つまりこうした言葉を使うときには、口に出す前に、相手との関係性にふさわしい表現かどうかを考えてから使うべきだということです。(70ページより)
「言葉が足りず失礼しました」は謝罪にならない
失礼なことを口にしてしまい、相手が気分を害したとき、謝罪のつもりで「言葉が足りず失礼しました」という人がいます。ところがこれをいわれると、「あくまで言い方の問題だと思っているな。間違ったことをしたとは認めないのか」と、さらに不快な気持ちにさせてしまう可能性があるのだとか。
なぜなら「言葉が足りず失礼しました」という言葉を使うと、「私は間違っていない。ただ、言い方がちょっと悪かっただけ」というニュアンスで相手にとられてしまう可能性があるから。
しかし相手が気分を害したのは、自分の想いが至らなかったことや、熟慮が足りなかったからであるはず。よって、こういう場合は「自分自身がダメだった」ということを、きちんと言葉で表現しない限り、相手には伝わらないといいます。「言葉が足りず失礼しました」では、謝罪にはならないということです。
「言葉が足りず失礼しました」は、「いうべきことをいいそびれた」ときや、「誤解を生むような表現をしてしまった」ときに使うべきもの。仕事の仕方を説明する際、1から10までいうべきところを、1から7までしか伝えられず、8から10が抜け落ちていたときなどに、「言葉足らずで失礼しました」と使うわけです。
そして、もうひとつ注意が必要なフレーズが「わざわざ」。自分の会社に来てもらった相手に「本日はわざわざお越しいただき、ありがとうございます」とお礼をいうことがあります。しかしこれは、「来てくれなくてもいいのに」「電話で済ませてくれればいいのに」というようなニュアンスがあるように受け取ってしまう人もいるということ。

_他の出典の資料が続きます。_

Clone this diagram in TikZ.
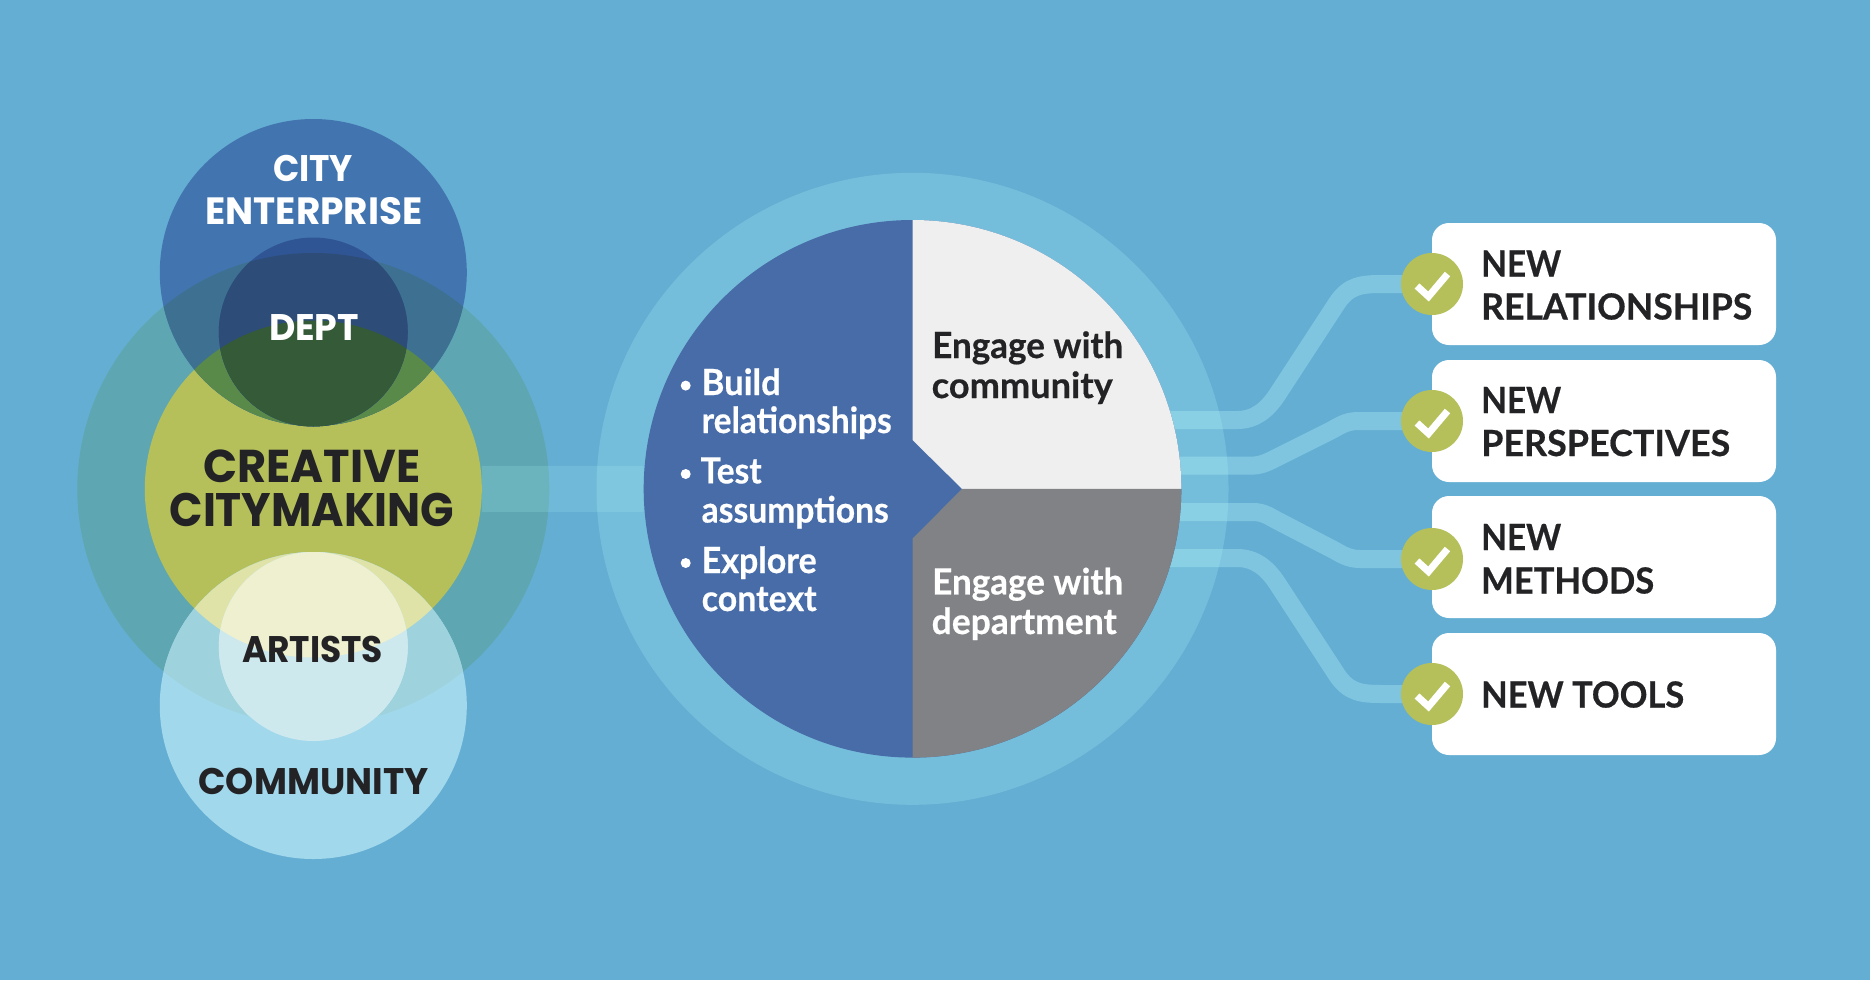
\documentclass[tikz,border=0pt]{standalone}
\usepackage{fontspec}
\usepackage{graphicx}
\setmainfont{Lato}[BoldFeatures={FakeBold=0.5}]
\newfontfamily\vennfamily{Poppins}
\newsavebox\wbox
\newcommand\wfit[3]{\sbox\wbox{\fontsize{#2}{#2}\selectfont #3}\pgfmathsetmacro\xsc{#1/\the\wd\wbox}\scalebox{\xsc}[1]{\usebox\wbox}}
\definecolor{bgc}{RGB}{101,174,211}
\definecolor{outerc}{RGB}{94,167,178}
\definecolor{greenc}{RGB}{181,192,90}
\definecolor{cityc}{RGB}{66,117,175}
\definecolor{cityouter}{RGB}{62,113,145}
\definecolor{citygreen}{RGB}{90,138,74}
\definecolor{deptc}{RGB}{47,85,148}
\definecolor{deptouter}{RGB}{45,77,120}
\definecolor{deptgreen}{RGB}{53,90,56}
\definecolor{commc}{RGB}{161,216,236}
\definecolor{commouter}{RGB}{158,210,220}
\definecolor{commgreen}{RGB}{223,227,168}
\definecolor{artc}{RGB}{205,233,238}
\definecolor{artouter}{RGB}{205,233,238}
\definecolor{artgreen}{RGB}{238,240,207}
\definecolor{ringc}{RGB}{117,190,219}
\definecolor{pieblue}{RGB}{71,108,168}
\definecolor{piewhite}{RGB}{239,239,239}
\definecolor{piegrey}{RGB}{128,130,133}
\definecolor{inkc}{RGB}{35,35,38}
\definecolor{glowc}{RGB}{180,245,250}
\pgfdeclarelayer{back}
\pgfsetlayers{back,main}
\tikzset{
  disc/.style={circle,inner sep=0pt,outer sep=0pt,draw=none},
  stream/.style={draw=glowc,draw opacity=.33,line width=18pt,line cap=butt},
  bandline/.style={draw=glowc,draw opacity=.16,line width=46pt},
  resultbox/.style={rectangle,rounded corners=17pt,fill=white,minimum width=344pt,minimum height=122pt,inner sep=0pt},
  checkdot/.style={circle,fill=greenc,minimum size=62pt,inner sep=0pt},
  checkstroke/.style={draw=white,line width=7pt,line join=miter},
  venntxt/.style={inner sep=0pt,anchor=base,font=\vennfamily\bfseries},
  boxtxt/.style={inner sep=0pt,anchor=base west,text=inkc,font=\bfseries},
  pietxt/.style={inner sep=0pt,anchor=base west,font=\bfseries},
  bulletdot/.style={circle,fill=white,minimum size=10pt,inner sep=0pt}
}
\begin{document}
\begin{tikzpicture}[x=1pt,y=-1pt]
\useasboundingbox (0,0) rectangle (1870,980);
% --- main layer: pie, boxes, checks, text
\node[disc,fill=pieblue,minimum size=537.6pt] (pie) at (912.5,488.8) {};
\fill[piewhite] (912.5,220) arc[start angle=90,end angle=0,radius=268.8pt] -- (962,488.8) -- (912.5,440) -- cycle;
\fill[piegrey] (1181.3,488.8) arc[start angle=0,end angle=-90,radius=268.8pt] -- (912.5,538.7) -- (962,488.8) -- cycle;
\node[resultbox] (box1) at (1604,284) {};
\node[resultbox] (box2) at (1604,421) {};
\node[resultbox] (box3) at (1604,557) {};
\node[resultbox] (box4) at (1604,694) {};
\node[checkdot] (check1) at (1432,284) {};
\node[checkdot] (check2) at (1432,421) {};
\node[checkdot] (check3) at (1432,559) {};
\node[checkdot] (check4) at (1432,694) {};
\foreach \c in {check1,check2,check3,check4}{
  \draw[checkstroke] ([shift={(-15,2)}]\c.center) -- ([shift={(-3.5,12.5)}]\c.center) -- ([shift={(15.5,-10)}]\c.center);
}
% --- back layer
\begin{pgfonlayer}{back}
\fill[bgc] (0,0) rectangle (1870,980);
\node[disc,fill=ringc,minimum size=632pt] (ring) at (912.5,488.8) {};
% venn
\node[disc,fill=outerc,minimum size=472pt] (outer) at (313.3,489) {};
\node[disc,fill=greenc,minimum size=337pt] (maincirc) at (313.3,489) {};
\node[disc,fill=cityc,minimum size=307pt] (city) at (313.3,272.5) {};
\begin{scope}
  \clip (313.3,272.5) circle[radius=153.5pt];
  \fill[cityouter] (313.3,489) circle[radius=236pt];
  \fill[citygreen] (313.3,489) circle[radius=168.5pt];
\end{scope}
\node[disc,fill=deptc,minimum size=189pt] (dept) at (313.3,332) {};
\begin{scope}
  \clip (313.3,332) circle[radius=94.5pt];
  \fill[deptouter] (313.3,489) circle[radius=236pt];
  \fill[deptgreen] (313.3,489) circle[radius=168.5pt];
\end{scope}
\node[disc,fill=commc,minimum size=307pt] (comm) at (313.3,705.5) {};
\begin{scope}
  \clip (313.3,705.5) circle[radius=153.5pt];
  \fill[commouter] (313.3,489) circle[radius=236pt];
  \fill[commgreen] (313.3,489) circle[radius=168.5pt];
\end{scope}
\node[disc,fill=artc,minimum size=189pt] (art) at (313.3,646.5) {};
\begin{scope}
  \clip (313.3,646.5) circle[radius=94.5pt];
  \fill[artouter] (313.3,489) circle[radius=236pt];
  \fill[artgreen] (313.3,489) circle[radius=168.5pt];
\end{scope}
% band from the venn to the pie
\draw[bandline] (maincirc.east) -- (pie.west);
% streams
\coordinate (s1) at (1100,420);
\coordinate (s2) at (1100,465.7);
\coordinate (s3) at (1100,512);
\coordinate (s4) at (1100,558);
\draw[stream] (s1) -- (1237,420) .. controls (1255,420) and (1267,410) .. (1277,395) -- (1337,303) .. controls (1349,285) and (1362,284) .. (1383,284) -- (check1.center);
\draw[stream] (s2) -- (1250,465.7) .. controls (1260,465.7) and (1266,463) .. (1274,459) -- (1330,431) .. controls (1338,427) and (1345,421) .. (1358,421) -- (check2.center);
\draw[stream] (s3) -- (1253,512) .. controls (1264,512) and (1270,517) .. (1278,521) -- (1330,548) .. controls (1340,553) and (1347,559) .. (1360,559) -- (check3.center);
\draw[stream] (s4) -- (1237,558) .. controls (1255,558) and (1267,568) .. (1277,583) -- (1337,675) .. controls (1349,693) and (1362,694) .. (1383,694) -- (check4.center);
\end{pgfonlayer}
% --- venn labels
\node[venntxt,text=white] (t1) at (313,181) {\wfit{80}{37}{CITY}};
\node[venntxt,text=white] (t2) at (314,224.8) {\wfit{217}{38}{ENTERPRISE}};
\node[venntxt,text=white] (t3) at (314,340) {\wfit{90}{37}{DEPT}};
\node[venntxt,text=inkc] (t4) at (312,482) {\wfit{217}{46}{CREATIVE}};
\node[venntxt,text=inkc] (t5) at (312,526.5) {\wfit{285}{47}{CITYMAKING}};
\node[venntxt,text=inkc] (t6) at (312.5,662) {\wfit{141}{37}{ARTISTS}};
\node[venntxt,text=inkc] (t7) at (313.5,794) {\wfit{230}{37}{COMMUNITY}};
% --- pie labels
\node[pietxt,text=inkc] (e1) at (932,358) {\wfit{191}{36}{Engage with}};
\node[pietxt,text=inkc] (e2) at (931.5,398) {\wfit{181}{36}{community}};
\node[pietxt,text=white] (e3) at (932,594.4) {\wfit{191}{36}{Engage with}};
\node[pietxt,text=white] (e4) at (931.5,634) {\wfit{185}{36}{department}};
\node[pietxt,text=white] (b1) at (701.5,395) {\wfit{79}{36}{Build}};
\node[pietxt,text=white] (b2) at (701.5,433) {\wfit{190}{36}{relationships}};
\node[pietxt,text=white] (b3) at (700.5,483.4) {\wfit{61}{36}{Test}};
\node[pietxt,text=white] (b4) at (701.5,522.5) {\wfit{187}{36}{assumptions}};
\node[pietxt,text=white] (b5) at (701.5,573) {\wfit{115}{36}{Explore}};
\node[pietxt,text=white] (b6) at (701.5,611) {\wfit{115}{36}{context}};
\node[bulletdot] (d1) at (685.7,385.6) {};
\node[bulletdot] (d2) at (685.7,474) {};
\node[bulletdot] (d3) at (685.7,563) {};
% --- box labels
\node[boxtxt] (n1) at (1481,276.5) {\wfit{80}{36}{NEW}};
\node[boxtxt] (r1) at (1481,319.5) {\wfit{271}{36}{RELATIONSHIPS}};
\node[boxtxt] (n2) at (1481,413) {\wfit{80}{36}{NEW}};
\node[boxtxt] (r2) at (1481,456) {\wfit{249}{36}{PERSPECTIVES}};
\node[boxtxt] (n3) at (1481,550) {\wfit{80}{36}{NEW}};
\node[boxtxt] (r3) at (1481,593.5) {\wfit{173}{36}{METHODS}};
\node[boxtxt] (r4) at (1481,707.5) {\wfit{203}{36}{NEW TOOLS}};
\end{tikzpicture}
\end{document}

「わざわざ」は言葉そのものに悪い意味があるわけではないものの、自分を主語にして使うときに、「私がわざわざやってあげたのに」と相手に嫌味をいうようなシチュエーションが多いため、マイナスのイメージが喚起されてしまうということ。そこで、誤解して受け取られないようにするためには、この表現はなるべく避けたほうがいいといいます。(74ページより)
各項目については、「好かれる人」が使わない言葉をNGワードとして、それをどう言い換えたらいいのかをOKワードとして記載されています。つまりは、実用性の高さも本書の魅力のひとつ。もののいい方には繊細な部分があるだけに、目を通しておくとさまざまな場面で役立ちそうです。